I was 24. I was involved in student government at Colorado University Denver, and student governments across the country were contacted by the national organizers. We looked at it and several of us saw that a lot of students at CU Denver were starting to think creatively about the environment. As it was, we had the third largest indoor event in the country at Currigan Hall. We had about 5,000 people there, and Senator Gaylord Nelson, who was the person who had started it all, came and spoke to us.
Nelson spoke there? That’s not bad!
It was a very good turnout. A lot of people bicycled in, and it was a young crowd. There were quite a few high school students whose teachers had looked at it and decided to let them leave school if they promised that they were going to go down to Currigan Hall. And there were a lot of college students, and a lot of just environmentally interested people.
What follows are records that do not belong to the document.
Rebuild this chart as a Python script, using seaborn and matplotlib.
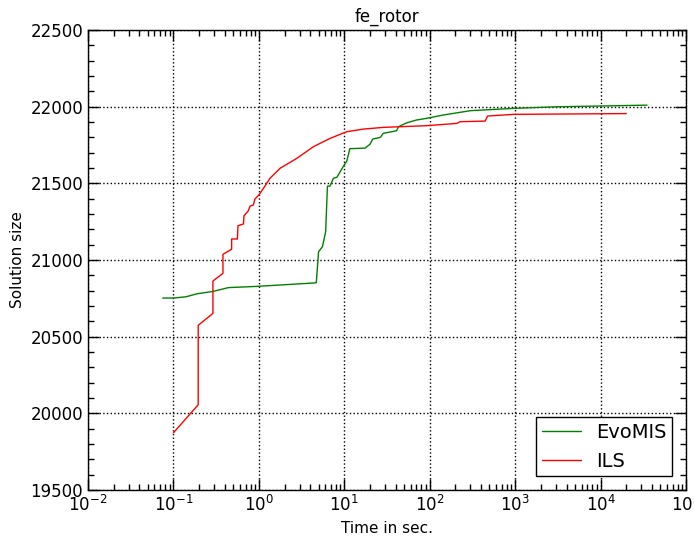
import pandas as pd
import matplotlib
matplotlib.use("Agg")
import matplotlib.pyplot as plt
from matplotlib.ticker import MultipleLocator, FixedLocator
import seaborn as sns

# values
evo_time = [0.075, 0.1, 0.14, 0.19, 0.29, 0.44, 0.95, 4.35, 4.7, 5.0, 5.55, 6.05,
            6.35, 6.8, 7.45, 8.2, 9.8, 10.7, 11.6, 17.5, 20, 21.5, 26.5, 28.5,
            41, 43, 54, 70, 92, 145, 300, 960, 2900, 35000]
evo_size = [20752, 20752, 20760, 20780, 20795, 20820, 20828, 20850, 20852, 21054,
            21087, 21185, 21482, 21482, 21533, 21540, 21613, 21645, 21726, 21730,
            21755, 21789, 21800, 21826, 21843, 21869, 21895, 21913, 21924, 21946,
            21974, 21989, 21999, 22010]

ils_time = [0.1, 0.195, 0.195, 0.29, 0.29, 0.38, 0.38, 0.48, 0.48, 0.56, 0.57,
            0.66, 0.67, 0.75, 0.79, 0.86, 0.9, 1.0, 1.13, 1.35, 1.77, 2.78, 4.35,
            6.8, 10.7, 16.8, 28.6, 92, 208, 226, 445, 475, 960, 20000]
ils_size = [19873, 20056, 20574, 20652, 20863, 20913, 21037, 21070, 21137, 21137,
            21224, 21235, 21289, 21320, 21352, 21358, 21398, 21424, 21467, 21533,
            21598, 21663, 21739, 21793, 21837, 21854, 21865, 21876, 21891, 21902,
            21906, 21939, 21950, 21955]

y_ticks = [19500, 20000, 20500, 21000, 21500, 22000, 22500]

df = pd.concat([
    pd.DataFrame({"time": evo_time, "size": evo_size, "algo": "EvoMIS"}),
    pd.DataFrame({"time": ils_time, "size": ils_size, "algo": "ILS"}),
], ignore_index=True)

sns.set_style("ticks", {"xtick.direction": "in", "ytick.direction": "in",
                        "text.color": "black", "axes.labelcolor": "black",
                        "xtick.color": "black", "ytick.color": "black"})
plt.rcParams["font.family"] = ["DejaVu Sans"]

fig = plt.figure(figsize=(6.94, 5.40), dpi=100)
ax = fig.add_axes([0.1268, 0.0926, 0.8617, 0.8518])

sns.lineplot(data=df, x="time", y="size", hue="algo", estimator=None, sort=False,
             palette={"EvoMIS": "green", "ILS": "red"}, linewidth=1.0, ax=ax)

ax.set_xscale("log")
ax.set_xlim(1e-2, 1e5)
ax.set_ylim(19500, 22500)
ax.yaxis.set_major_locator(FixedLocator(y_ticks))
ax.yaxis.set_minor_locator(MultipleLocator(100))
ax.grid(True, which="major", color="black", linestyle=":", linewidth=1.0)

ax.tick_params(which="both", direction="in", top=True, right=True, labelsize=12,
               colors="black")
ax.tick_params(which="major", length=8, width=1)
ax.tick_params(which="minor", length=4, width=1)
for s in ax.spines.values():
    s.set_color("black")
    s.set_linewidth(1.0)

ax.set_title("fe_rotor", fontsize=12, color="black")
ax.set_xlabel("Time in sec.", fontsize=11, color="black")
ax.set_ylabel("Solution size", fontsize=11, color="black")

leg = ax.legend(loc="lower right", fontsize=14, fancybox=False, framealpha=1,
                edgecolor="black", borderpad=0.3, handlelength=2,
                borderaxespad=0.7)
leg.get_frame().set_linewidth(1.0)

fig.savefig("out.png", dpi=100)
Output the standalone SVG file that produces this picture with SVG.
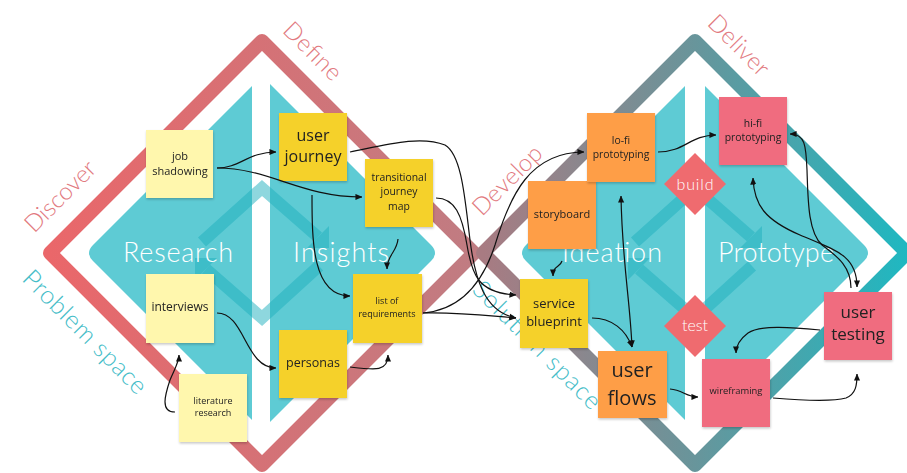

This was more of a teach-in than a demonstration most places. Was that the case in Denver?
Yes, there were a bunch of speakers, and a lot of them were older people who were berating the younger people for not being more concerned with the environment. But it was a real mix of different kinds of concerns.
It’s hard to believe how little regulation there was in those days, until Nixon started the EPA.
They consolidated under the EPA a lot of very small and fractured governmental groups, and there were all these monumental laws being passed in '69, '70, '71, things that we now take for granted, 40 years later. It was a different period.
The Platte River was an open sewer. I'm a fourth generation Denverite, and I remember the big flood that wiped out the South Platte (in 1965), and, at that time, there were a lot of factories that used the river as a place to dump their effluents.Today you can go down on the riverwalk, and I'm not sure I'd put my kids in the water, but people do and you can do that today.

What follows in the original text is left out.